The Icing on the Cake and a V-Day Recap (Scroll down for Thursday Thirteen)
The menu: shrimp cocktail, caesar salad, steamed snow crab legs, baked potato. The wine, riesling. And finally, these little personal conversation heart cakes. The cake part was, well, a piece of cake. It was red velvet and it was easy, you spread the batter out on the cookie sheet, bake it, then cut out hearts using heart-shaped cookie cutters. You put two hearts on top of each other, and ice them. Sounds easy enough. Then draw on them your little message. So here's why the unraveling of the day all came down to the cake. I am the type to plan out a dinner and all of the fixins and with a baby crawling around me and emptying out all the cabinets when I cook and also having to fit a shower in there somewhere and get ready and clean up the house, I must plan out each hour in my head so that dinner can be perfect, on a beautiful table, all yummy and done when my husband gets home. I know I don't have to do this because it's 2007 and women are no longer required to have dinner hot on the table when the man gets home. But I like to. I feel like if I'm going to stay home, I will run the house like it is my job and do the best I can out of it, not necessarily out of duty, but out of principle. Work ethic, even. If you're going to do something, do it well. I feel somewhat in control and successful if the baby is napped, fed and clean, and happy, and the house is clean, the fridge is full, the papers are organized, and dinner is on the table. But this icing was the death of me.

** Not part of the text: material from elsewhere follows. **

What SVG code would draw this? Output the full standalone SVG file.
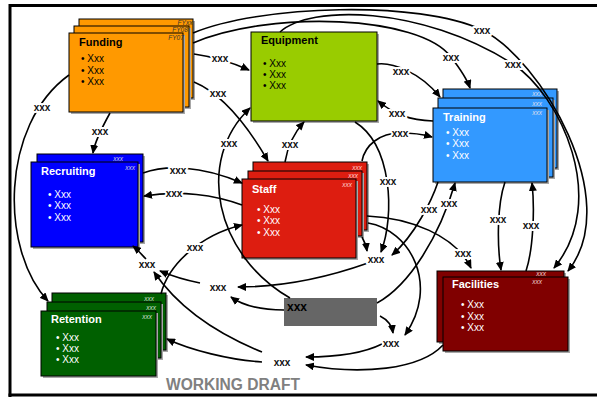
<svg xmlns="http://www.w3.org/2000/svg" width="597" height="398" viewBox="0 0 597 398">
<defs>
<marker id="ah" markerWidth="9" markerHeight="8" refX="8" refY="4" orient="auto" markerUnits="userSpaceOnUse"><path d="M0,0 L9,4 L0,8 z" fill="#000"/></marker>
<style>
.sh{fill:#a8a8a8}
.bx{stroke:#000;stroke-width:1}
.c{fill:none;stroke:#000;stroke-width:1.6;marker-end:url(#ah)}
.lb{font-family:"Liberation Sans",Arial,sans-serif;font-size:10px;font-weight:bold;fill:#111;text-anchor:middle;stroke:#fff;stroke-width:4;paint-order:stroke;stroke-linejoin:round}
.t{font-family:"Liberation Sans",Arial,sans-serif;font-size:11px;font-weight:bold}
.b{font-family:"Liberation Sans",Arial,sans-serif;font-size:10px}
.s{font-family:"Liberation Sans",Arial,sans-serif;font-size:6.5px;font-style:italic;text-anchor:middle}
.w{fill:#fff}
.k{fill:#000}
</style>
</defs>
<rect width="597" height="398" fill="#fff"/>
<g id="frame" fill="none" stroke="#000" stroke-width="3">
<path d="M10,397 V5.5 H597"/>
<path d="M8.5,395 H597"/>
</g>

<g id="funding">
<rect class="sh" x="81" y="21" width="114" height="79"/>
<rect class="bx" x="79" y="19" width="114" height="79" fill="#FF9900"/>
<rect class="sh" x="76" y="28" width="115" height="81"/>
<rect class="bx" x="74" y="26" width="115" height="81" fill="#FF9900"/>
<rect class="sh" x="71" y="35" width="114" height="79"/>
<rect class="bx" x="69" y="33" width="114" height="79" fill="#FF9900"/>
<text class="s" x="185" y="25" fill="#333">FYxx</text>
<text class="s" x="180" y="32" fill="#333">FY08</text>
<text class="s" x="176" y="40" fill="#333">FY07</text>
<text class="t k" x="79" y="46">Funding</text>
<text class="b k" x="81" y="62">• Xxx</text>
<text class="b k" x="81" y="74">• Xxx</text>
<text class="b k" x="81" y="85">• Xxx</text>
</g>

<g id="equipment">
<rect class="sh" x="253" y="34" width="126" height="89"/>
<rect class="bx" x="251" y="32" width="126" height="89" fill="#99CC00"/>
<text class="t k" x="261" y="44">Equipment</text>
<text class="b k" x="263" y="67">• Xxx</text>
<text class="b k" x="263" y="78">• Xxx</text>
<text class="b k" x="263" y="89">• Xxx</text>
</g>

<g id="training">
<rect class="sh" x="445" y="91" width="114" height="79"/>
<rect class="bx" x="443" y="89" width="114" height="79" fill="#3399FF"/>
<rect class="sh" x="440" y="100" width="115" height="79"/>
<rect class="bx" x="438" y="98" width="115" height="79" fill="#3399FF"/>
<rect class="sh" x="435" y="110" width="114" height="74"/>
<rect class="bx" x="433" y="108" width="114" height="74" fill="#3399FF"/>
<text class="s" x="537" y="96" fill="#dde">xxx</text>
<text class="s" x="537" y="106" fill="#dde">xxx</text>
<text class="s" x="537" y="115" fill="#dde">xxx</text>
<text class="t w" x="443" y="121">Training</text>
<text class="b w" x="446" y="136">• Xxx</text>
<text class="b w" x="446" y="147">• Xxx</text>
<text class="b w" x="446" y="159">• Xxx</text>
</g>

<g id="recruiting">
<rect class="sh" x="39" y="156" width="106" height="88"/>
<rect class="bx" x="37" y="154" width="106" height="88" fill="#0000FF"/>
<rect class="sh" x="33" y="164" width="107" height="85"/>
<rect class="bx" x="31" y="162" width="107" height="85" fill="#0000FF"/>
<text class="s" x="118" y="161" fill="#ccd">xxx</text>
<text class="s" x="130" y="170" fill="#ccd">xxx</text>
<text class="t w" x="41" y="175">Recruiting</text>
<text class="b w" x="48" y="198">• Xxx</text>
<text class="b w" x="48" y="209">• Xxx</text>
<text class="b w" x="48" y="221">• Xxx</text>
</g>

<g id="staff">
<rect class="sh" x="255" y="164" width="114" height="68"/>
<rect class="bx" x="253" y="162" width="114" height="68" fill="#DD1D10"/>
<rect class="sh" x="250" y="173" width="114" height="65"/>
<rect class="bx" x="248" y="171" width="114" height="65" fill="#DD1D10"/>
<rect class="sh" x="244" y="181" width="114" height="79"/>
<rect class="bx" x="242" y="179" width="114" height="79" fill="#DD1D10"/>
<text class="s" x="357" y="170" fill="#fcc">xxx</text>
<text class="s" x="353" y="178" fill="#fcc">xxx</text>
<text class="s" x="347" y="187" fill="#fcc">xxx</text>
<text class="t w" x="252" y="193">Staff</text>
<text class="b w" x="257" y="213">• Xxx</text>
<text class="b w" x="257" y="224">• Xxx</text>
<text class="b w" x="257" y="236">• Xxx</text>
</g>

<g id="facilities">
<rect class="sh" x="439" y="273" width="127" height="71"/>
<rect class="bx" x="437" y="271" width="127" height="71" fill="#800000"/>
<rect class="sh" x="445" y="279" width="125" height="74"/>
<rect class="bx" x="443" y="277" width="125" height="74" fill="#800000"/>
<text class="s" x="541" y="276" fill="#ecc">xxx</text>
<text class="s" x="537" y="284" fill="#ecc">xxx</text>
<text class="t w" x="452" y="288">Facilities</text>
<text class="b w" x="461" y="308">• Xxx</text>
<text class="b w" x="461" y="320">• Xxx</text>
<text class="b w" x="461" y="331">• Xxx</text>
</g>

<g id="retention">
<rect class="sh" x="54" y="295" width="114" height="57"/>
<rect class="bx" x="52" y="293" width="114" height="57" fill="#006000"/>
<rect class="sh" x="49" y="304" width="114" height="56"/>
<rect class="bx" x="47" y="302" width="114" height="56" fill="#006000"/>
<rect class="sh" x="43" y="313" width="115" height="65"/>
<rect class="bx" x="41" y="311" width="115" height="65" fill="#006000"/>
<text class="s" x="149" y="301" fill="#cdc">xxx</text>
<text class="s" x="151" y="310" fill="#cdc">xxx</text>
<text class="s" x="147" y="319" fill="#cdc">xxx</text>
<text class="t w" x="51" y="323">Retention</text>
<text class="b w" x="56" y="341">• Xxx</text>
<text class="b w" x="56" y="352">• Xxx</text>
<text class="b w" x="56" y="363">• Xxx</text>
</g>

<g id="graybox">
<rect x="284" y="298" width="93" height="28" fill="#666666"/>
<text x="287" y="311" font-family="'Liberation Sans',Arial,sans-serif" font-size="12" font-weight="bold" fill="#000">xxx</text>
</g>

<g id="connectors">
<path class="c" d="M194,54 Q222,58 249,70"/>
<path class="c" d="M194,82 C225,95 250,130 268,161"/>
<path class="c" d="M110,113 C105,122 95,140 93,153"/>
<path class="c" d="M69,75 C0,125 0,250 48,301"/>
<path class="c" d="M193,33 C260,5 420,0 482,30 C540,58 625,200 568,271"/>
<path class="c" d="M193,43 C270,10 420,15 451,57 C461,70 467,79 470,88"/>
<path class="c" d="M280,32 C310,5 420,5 513,64 C560,95 610,200 554,268"/>
<path class="c" d="M377,64 C392,62 420,72 440,97"/>
<path class="c" d="M433,121 C410,120 395,115 378,101"/>
<path class="c" d="M362,161 C365,145 380,133 400,133 S425,135 432,137"/>
<path class="c" d="M285,162 C287,150 292,135 304,122"/>
<path class="c" d="M290,298 C215,255 195,160 250,108"/>
<path class="c" d="M355,122 C392,145 395,215 381,252"/>
<path class="c" d="M362,237 Q366,244 367,251"/>
<path class="c" d="M438,182 C432,200 415,235 392,255"/>
<path class="c" d="M377,303 C410,285 440,235 455,183"/>
<path class="c" d="M505,182 C497,205 497,245 501,270"/>
<path class="c" d="M526,271 C533,250 535,210 532,183"/>
<path class="c" d="M367,216 C410,218 455,235 471,268"/>
<path class="c" d="M368,223 C410,230 440,285 405,335"/>
<path class="c" d="M380,316 C388,320 392,326 393,333"/>
<path class="c" d="M382,344 C360,355 330,357 306,357"/>
<path class="c" d="M443,345 C420,370 360,375 306,365"/>
<path class="c" d="M262,352 C220,335 180,310 154,272"/>
<path class="c" d="M262,362 C230,360 190,350 167,339"/>
<path class="c" d="M368,263 C320,280 280,287 238,287"/>
<path class="c" d="M284,310 C260,310 242,305 231,297"/>
<path class="c" d="M200,283 C185,280 172,276 160,271"/>
<path class="c" d="M146,259 C142,255 138,250 133,246"/>
<path class="c" d="M161,294 C168,265 200,235 242,225"/>
<path class="c" d="M143,173 C165,165 200,165 242,183"/>
<path class="c" d="M242,205 C215,195 180,190 144,196"/>

<text class="lb" x="220" y="62">xxx</text>
<text class="lb" x="218" y="97">xxx</text>
<text class="lb" x="100" y="135">xxx</text>
<text class="lb" x="42" y="111">xxx</text>
<text class="lb" x="482" y="34">xxx</text>
<text class="lb" x="451" y="61">xxx</text>
<text class="lb" x="513" y="68">xxx</text>
<text class="lb" x="401" y="75">xxx</text>
<text class="lb" x="397" y="117">xxx</text>
<text class="lb" x="400" y="137">xxx</text>
<text class="lb" x="290" y="148">xxx</text>
<text class="lb" x="229" y="147">xxx</text>
<text class="lb" x="388" y="185">xxx</text>
<text class="lb" x="376" y="263">xxx</text>
<text class="lb" x="429" y="213">xxx</text>
<text class="lb" x="449" y="207">xxx</text>
<text class="lb" x="498" y="223">xxx</text>
<text class="lb" x="531" y="229">xxx</text>
<text class="lb" x="463" y="257">xxx</text>
<text class="lb" x="391" y="347">xxx</text>
<text class="lb" x="282" y="366">xxx</text>
<text class="lb" x="147" y="268">xxx</text>
<text class="lb" x="218" y="291">xxx</text>
<text class="lb" x="195" y="251">xxx</text>
<text class="lb" x="178" y="174">xxx</text>
<text class="lb" x="174" y="197">xxx</text>
</g>

<text x="166" y="390" font-family="'Liberation Sans',Arial,sans-serif" font-size="16" font-weight="bold" fill="#808080" textLength="134" lengthAdjust="spacingAndGlyphs">WORKING DRAFT</text>
</svg>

Started cake at 1 pm, after going to the gym in the morning and going to the store to get all of the ingredients and showering. Cake does well. Begin icing. Baby wakes up from nap during icing. The process of making the icing turns to crap after approximately one hour. Starting to get sweaty. Baby fussy and hungry. Icing is all runny and gross. Dump it. Start over, paying extra special deliberate attention to every tiny detail, and if it doesn't come out, too bad, I have no more ingredients left. This sucker used up all my sugar and butter! Another hour. Icing is sub-par. Looks clear rather than white. Does not spread well. Stick in freezer. Take it out. Still crap. Look at clock. 4:30!!!!! Husband will be home in a 1/2 hour. House a disaster, table not set, hair not dried, makeup not on, food not cooked, disaster disaster disaster!!! Valentine's Day extravaganza unraveling before my eyes! Use store-bought icing instead. That will have to do. Scramble to do the rest. Husband walks in while cooking dinner. Not bad. Anyway, thank goodness, V-Day isn't about the cake, or the food, or the beautiful roses he sent me during my icing disaster, although that was a lovely surprise. It's about this:
And this:By the way, here's the final product. I guess it's not that bad. We ate the one that said "Kiss Me". Anyway, I still don't know where the icing went wrong and it kills me because it was delicious! I can just imagine what the cake would have tasted like if it worked. Oh well.
It's all about the love, right?
4 comments:
Wow!!!! You did a lot and the cakes turned out nice :) Love the pictures!
your brave, all i did was cookies
You know? I converted to store bought iceing and pie crusts years ago, Martha Stewart be darned. It seems to work. I can make the fillings like mad and then use the storebought where I know I'll come up short!
Love the effort though - A+!!!!
I read every word and followed the pain of the experience with such sympathy. I've had that same thing--and can I say that Martha Stewart's recipes STINK? I hate to be so negative but only twice have I ever had one of her recipes turn out the way she pictures them. They're tempting and beautiful but never realistic.
But your cake actually turned out well! After all that horror I expected to see crumbs and schlop but it was really cute!